Former England international Stuart Barnes has taken another potshot at All Blacks captain Sam Cane, claiming coach Ian Foster has weakened his Rugby World Cup squad by retaining his skipper.
Writing in The Times, Barnes insists Cane's inclusion in the starting line-up would undermine a loose forward combination better served with Dalton Papali'i in the No.7 jersey.
"Loyalty is a great trait," he wrote. "It can also be a fundamental weakness in a manager.
"There is a murky area between being loyal and ruthless. The managers of New Zealand and Australia are on opposite sides from one another.
"Foster may seem the more decent man, but innate decency doesn't win you trophies."
Barnes has praised Wallabies and former England coach Eddie Jones for dropping injury-prone flanker Michael Hooper, opting for lock Will Skelton as his captain at the World Cup in France.
By contrast, he slams Foster for retaining Cane, who has been a regular target for Barnes over recent seasons.
"While Jones made the decision to omit his openside captain, Ian Foster has stuck with Sam Cane and weakened his team in the process. The All Blacks' best back row has no room for the 31-year-old Cane.
"Ritchie McCaw lifted the World Cup twice from openside, but Cane is no McCaw. He's taken a lot of injuries through a career in which he has looked less and less like the great Kiwi flanker with every knock."
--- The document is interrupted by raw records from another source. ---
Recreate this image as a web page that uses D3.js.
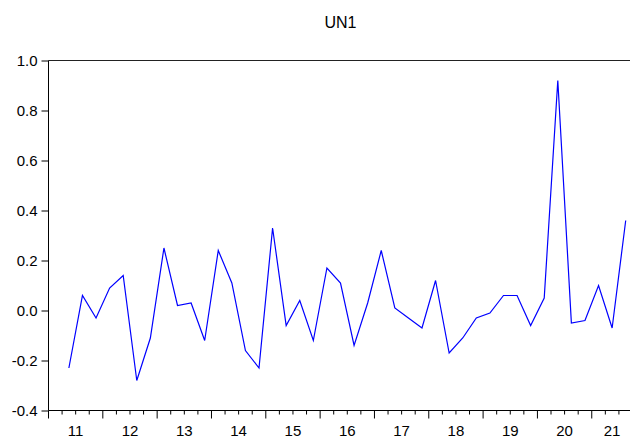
<!DOCTYPE html>
<html>
<head>
<meta charset="utf-8">
<script src="https://cdn.jsdelivr.net/npm/d3@7"></script>
<style>
  html, body { margin: 0; padding: 0; background: #fff; }
  svg { display: block; font-family: "Liberation Sans", Arial, sans-serif; }
</style>
</head>
<body>
<svg id="chart" width="630" height="437"></svg>
<script>
// ---- data ----
const title = "UN1";
const firstYear = 2011;          // axis starts at 2011Q1
const firstObsQuarter = 2;       // first observation: 2011Q2
const lastYear = 2021, lastQuarter = 3; // axis ends at 2021Q3
const yearLabels = ["11","12","13","14","15","16","17","18","19","20","21"];
const values = [
  -0.23, 0.06, -0.03, 0.09, 0.14, -0.28, -0.11, 0.25, 0.02, 0.03,
  -0.12, 0.24, 0.11, -0.16, -0.23, 0.33, -0.06, 0.04, -0.12, 0.17,
  0.11, -0.14, 0.03, 0.24, 0.01, -0.03, -0.07, 0.12, -0.17, -0.11,
  -0.03, -0.01, 0.06, 0.06, -0.06, 0.05, 0.92, -0.05, -0.04, 0.10,
  -0.07, 0.36
];
const yTicks = [-0.4, -0.2, 0.0, 0.2, 0.4, 0.6, 0.8, 1.0];

// ---- layout ----
const plotLeft = 48.5, plotRight = 632.5, plotTop = 60.5, plotBottom = 410.5;
const fontSize = 15;

const svg = d3.select("#chart");

const tStart = firstYear;
const tEnd = lastYear + lastQuarter / 4;
const x = d3.scaleLinear().domain([tStart, tEnd]).range([plotLeft, plotRight]);
const y = d3.scaleLinear().domain([-0.4, 1.0]).range([plotBottom, plotTop]);

const points = values.map((v, i) => {
  const q = (firstObsQuarter - 1) + i; // quarters since 2011Q1
  return { t: firstYear + (q + 0.5) / 4, v };
});

// title
svg.append("text")
  .attr("x", (plotLeft + plotRight) / 2)
  .attr("y", 28)
  .attr("text-anchor", "middle")
  .attr("font-size", 16)
  .attr("fill", "#000")
  .text(title);

// frame: top border
svg.append("line")
  .attr("x1", plotLeft).attr("x2", plotRight)
  .attr("y1", plotTop).attr("y2", plotTop)
  .attr("stroke", "#222").attr("stroke-width", 1.2);

// y axis
const yAxis = d3.axisLeft(y)
  .tickValues(yTicks)
  .tickSize(7)
  .tickPadding(4)
  .tickFormat(d => d3.format(".1f")(d).replace("−", "-"));
const gy = svg.append("g").attr("transform", `translate(${plotLeft},0)`).call(yAxis);
gy.select(".domain").attr("d", `M0,${plotTop}V${plotBottom}`).attr("stroke", "#000");
gy.selectAll(".tick line").attr("stroke", "#000");
gy.selectAll("text").attr("font-size", fontSize).attr("fill", "#000")
  .attr("font-family", "Liberation Sans, Arial, sans-serif");

// x axis: quarter ticks (minor) and year ticks (major)
const quarterTicks = d3.range(0, (lastYear - firstYear) * 4 + lastQuarter + 1).map(k => firstYear + k / 4);
const yearTicks = quarterTicks.filter(t => Number.isInteger(t));
const gx = svg.append("g").attr("transform", `translate(0,${plotBottom})`);
gx.append("line")
  .attr("x1", plotLeft).attr("x2", plotRight)
  .attr("stroke", "#000");
gx.selectAll("line.minor").data(quarterTicks.filter(t => !Number.isInteger(t))).enter()
  .append("line").attr("class", "minor")
  .attr("x1", d => x(d)).attr("x2", d => x(d))
  .attr("y1", 0).attr("y2", 4)
  .attr("stroke", "#000");
gx.selectAll("line.major").data(yearTicks).enter()
  .append("line").attr("class", "major")
  .attr("x1", d => x(d)).attr("x2", d => x(d))
  .attr("y1", 0).attr("y2", 8)
  .attr("stroke", "#000");
gx.selectAll("text.yl").data(yearLabels).enter()
  .append("text").attr("class", "yl")
  .attr("x", (d, i) => {
    const s = firstYear + i;
    const e = Math.min(s + 1, tEnd);
    return x((s + e) / 2);
  })
  .attr("y", 25)
  .attr("text-anchor", "middle")
  .attr("font-size", fontSize)
  .attr("fill", "#000")
  .text(d => d);

// series line
const line = d3.line().x(d => x(d.t)).y(d => y(d.v));
svg.append("path")
  .datum(points)
  .attr("d", line)
  .attr("fill", "none")
  .attr("stroke", "#0000ff")
  .attr("stroke-width", 1.2)
  .attr("stroke-linejoin", "miter");
</script>
</body>
</html>
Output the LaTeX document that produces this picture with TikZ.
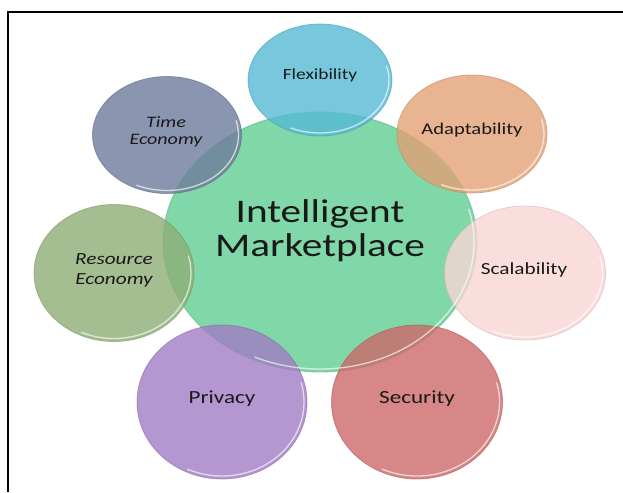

Twelve months ago, as Foster faced a challenge to his stewardship, Barnes described the All Blacks as "dumb" in their historic home defeat to Argentina at Christchurch and called for Cane's axing from the team.
"I don't think they've ever really replaced McCaw as a captain and the appointment of Ian Foster - who is a very smart rugby man and a good coach, but not necessarily the No.1 - has left them in a hole," he told AM.
"Foster saw Sam Cane as his man. I don't think Cane is good enough to wear an NZ No.7 shirt, let alone be captain.
"I think you've got this waterfall of problems all the way down from appointment of Foster, through to the appointment of Cane, through to decision-making and you end up with one real leader in Ardie Savea, but he's being asked to do so much."
Since that assessment, the All Blacks - under Foster and Cane - have compiled an 11-game unbeaten run, securing back-to-back Rugby Championships and retaining the Bledisloe Cup for a 21st straight year.
Barnes, who played 10 tests for England from 1984-93, also criticises Foster's selection of Will Jordan at fullback in their latest outing against Australia, raising questions over Beauden Barrett's starting role and his key contribution to New Zealand's kicking game.
"Beauden Barrett has been named in this week's World Cup squad as a flyhalf, yet his kicking game from fullback - along with that of Richie Mo'unga (flyhalf) and his brother Jordie (inside centre) - has been the structure of New Zealand's game," Barnes wrote in The Times.
"If the electrifying Jordan plays at fullback - where he is listed in the 33-man squad - and Barrett becomes a bench option, the entire kick stratgey will be undermined.
"It seems inconceivable that New Zealand might throw away the clever kicking game, but selection has been their undoing under Foster."